Writing for Video

It all starts with pre-production. This is the most important part of production because a well-planned out project has a far better chance for success. Let's look at some areas of pre-production.


Brainstorming involves a group of individuals throwing out suggestions and working off others. This happens in two phases. In the first there is a creative, spontaneous flow of ideas and suggestions without judgment and evaluation. Record these ideas onto a white board or easel paper. In the last phase, the group analyses and explores the ideas to form a final coherent idea.

The Project Proposal

The project proposal is an overview of your project. It includes all of the information to accurately describe what the final product may look like. Include detailed descriptions of locations, characters, plot, theme, intended audience, approximate running time, and budget and time parameters. Usually you use about 1 page per minute of the project.

The Script

The script is the natural evolution of the project proposal. It is a way of organizing everything that will happen (and when) during the project in intimate detail. It not only has what the actors may be saying, but voice over narration, shot types and length, cutaways and inserts, scene setups, lighting techniques, etc. This is the master blueprint of the project. Every member of the team should have a copy of the script and should refer it often. It must be written in a broadcast style while envisioning each scene in the minds eye. Use an active voice and simple sentence structure. Write at no more than a grade 6 level. You don't need to use descriptive dialog because you have the imagery for support. This also allows the talent some creative license in front of the camera. This will add some personality to the characters and dynamics to the action. When envisioning the scene that is being written, setup it up with an establishing shot. This is typically a long shot of the location and it sets the scene. Use medium and closeup shots after that.

The Storyboard

Storyboards are used to more visually relay a story line to the team.
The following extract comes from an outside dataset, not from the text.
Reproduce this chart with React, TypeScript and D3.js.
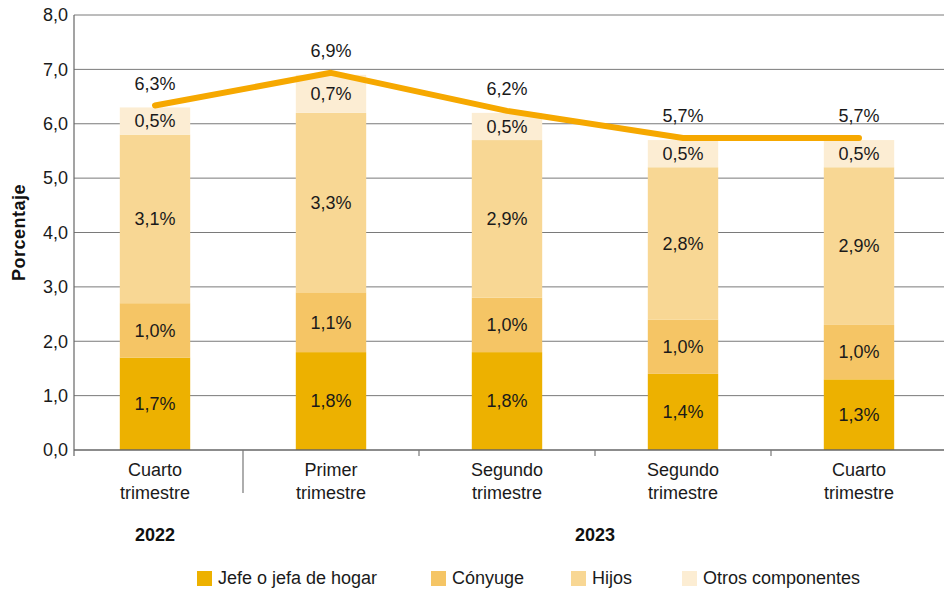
import React from "react";
import * as d3 from "d3";

const categories = [
  ["Cuarto", "trimestre"],
  ["Primer", "trimestre"],
  ["Segundo", "trimestre"],
  ["Segundo", "trimestre"],
  ["Cuarto", "trimestre"],
];
const years = [
  { label: "2022", from: 0, to: 0 },
  { label: "2023", from: 1, to: 4 },
];
const seriesNames = ["Jefe o jefa de hogar", "Cónyuge", "Hijos", "Otros componentes"];
const jefe = [1.7, 1.8, 1.8, 1.4, 1.3];
const conyuge = [1.0, 1.1, 1.0, 1.0, 1.0];
const hijos = [3.1, 3.3, 2.9, 2.8, 2.9];
const otros = [0.5, 0.7, 0.5, 0.5, 0.5];
const total = [6.3, 6.9, 6.2, 5.7, 5.7];
const yTicks = [0, 1, 2, 3, 4, 5, 6, 7, 8];

const colors = ["#EDB100", "#F5C565", "#F8D794", "#FCEDD3"];
const lineColor = "#F6A800";
const font = "'Liberation Sans', Arial, Helvetica, sans-serif";

const W = 944;
const H = 593;

export default function App() {
  const x = d3.scaleBand<number>().domain(d3.range(categories.length)).range([67, 947]).paddingInner(0.6).paddingOuter(0.3);
  const y = d3.scaleLinear().domain([0, 8]).range([450, 15]);
  const axisLeft = 74;
  const right = W;

  const rows = categories.map((_, i) => ({ i, s0: jefe[i], s1: conyuge[i], s2: hijos[i], s3: otros[i] }));
  const stack = d3.stack<any>().keys(["s0", "s1", "s2", "s3"])(rows);
  const fmt = (v: number) => v.toFixed(1).replace(".", ",");
  const cx = (i: number) => (x(i) as number) + x.bandwidth() / 2;

  const line = d3
    .line<number>()
    .x((_, i) => cx(i))
    .y((d) => y(d) - 2);

  const boundaries = d3.range(1, categories.length).map((i) => (cx(i - 1) + cx(i)) / 2);
  const legendX = [197, 431, 571, 682];
  const fs = 18;

  return (
    <svg width={W} height={H} style={{ position: "absolute", left: 0, top: 0 }} fontFamily={font}>
      <rect width={W} height={H} fill="#fff" />
      {yTicks.map((t) => (
        <g key={t}>
          {t > 0 && <line x1={axisLeft} x2={right} y1={y(t)} y2={y(t)} stroke="#7a7a7a" strokeWidth={1} />}
          <text x={axisLeft - 6} y={y(t)} dy="0.35em" textAnchor="end" fontSize={fs} fill="#1a1a1a">
            {fmt(t)}
          </text>
        </g>
      ))}
      {stack.map((layer, k) =>
        layer.map((d, i) => (
          <rect
            key={`${k}-${i}`}
            x={x(i)}
            y={y(d[1])}
            width={x.bandwidth()}
            height={y(d[0]) - y(d[1])}
            fill={colors[k]}
          />
        ))
      )}
      {stack.map((layer, k) =>
        layer.map((d, i) => (
          <text
            key={`t${k}-${i}`}
            x={cx(i)}
            y={(y(d[0]) + y(d[1])) / 2}
            dy="0.35em"
            textAnchor="middle"
            fontSize={fs}
            fill="#1a1a1a"
          >
            {fmt(d[1] - d[0])}%
          </text>
        ))
      )}
      <line x1={axisLeft} x2={right} y1={y(0)} y2={y(0)} stroke="#666" strokeWidth={1.5} />
      <line x1={axisLeft} x2={axisLeft} y1={y(8)} y2={y(0) + 6} stroke="#666" strokeWidth={1.2} />
      {boundaries.map((bx, i) => (
        <line key={i} x1={bx} x2={bx} y1={y(0)} y2={i === 0 ? y(0) + 43 : y(0) + 6} stroke="#777" strokeWidth={1.2} />
      ))}
      <path d={line(total) || ""} fill="none" stroke={lineColor} strokeWidth={6} strokeLinecap="round" strokeLinejoin="round" />
      {total.map((v, i) => (
        <text key={`tot${i}`} x={cx(i)} y={y(v) - 24} dy="0.35em" textAnchor="middle" fontSize={fs} fill="#1a1a1a">
          {fmt(v)}%
        </text>
      ))}
      {categories.map((c, i) => (
        <text key={`c${i}`} x={cx(i)} y={476} textAnchor="middle" fontSize={fs} fill="#1a1a1a">
          <tspan x={cx(i)}>{c[0]}</tspan>
          <tspan x={cx(i)} dy={23}>
            {c[1]}
          </tspan>
        </text>
      ))}
      {years.map((yr) => (
        <text
          key={yr.label}
          x={(cx(yr.from) + cx(yr.to)) / 2}
          y={541}
          textAnchor="middle"
          fontSize={fs}
          fontWeight="bold"
          fill="#111"
        >
          {yr.label}
        </text>
      ))}
      <text
        transform={`translate(25, ${(y(0) + y(8)) / 2}) rotate(-90)`}
        textAnchor="middle"
        fontSize={18}
        fontWeight="bold"
        letterSpacing={0.5}
        fill="#111"
      >
        Porcentaje
      </text>
      {seriesNames.map((n, k) => (
        <g key={n} transform={`translate(${legendX[k]}, 571)`}>
          <rect width={15} height={15} fill={colors[k]} />
          <text x={21} y={13} fontSize={fs} fill="#1a1a1a">
            {n}
          </text>
        </g>
      ))}
    </svg>
  );
}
Its emphasis is on imagery rather than text to describe the story flow. This can be useful to help describe visual attributes of a story line that are difficult to describe in a textual way. A scene is laid out as a series of sketches on paper. Each time the camera changes its angle or POV (point-of-view) a new sketch is generated. These sketches are then tacked up on a wall as a series to relay the story line. This is used mostly in the animation world.


Make sure that all locations are scoped out during pre-production. It is important that your script describes the settings correctly. Make sure everyone arrives early and is setup, tested and ready.


Don't be unorganized. The more the project is carefully planned and thought out, the greater its chance of success. A carelessly planned project will take 3 times as long as planned for. A carefully planned project will only take twice as long :-)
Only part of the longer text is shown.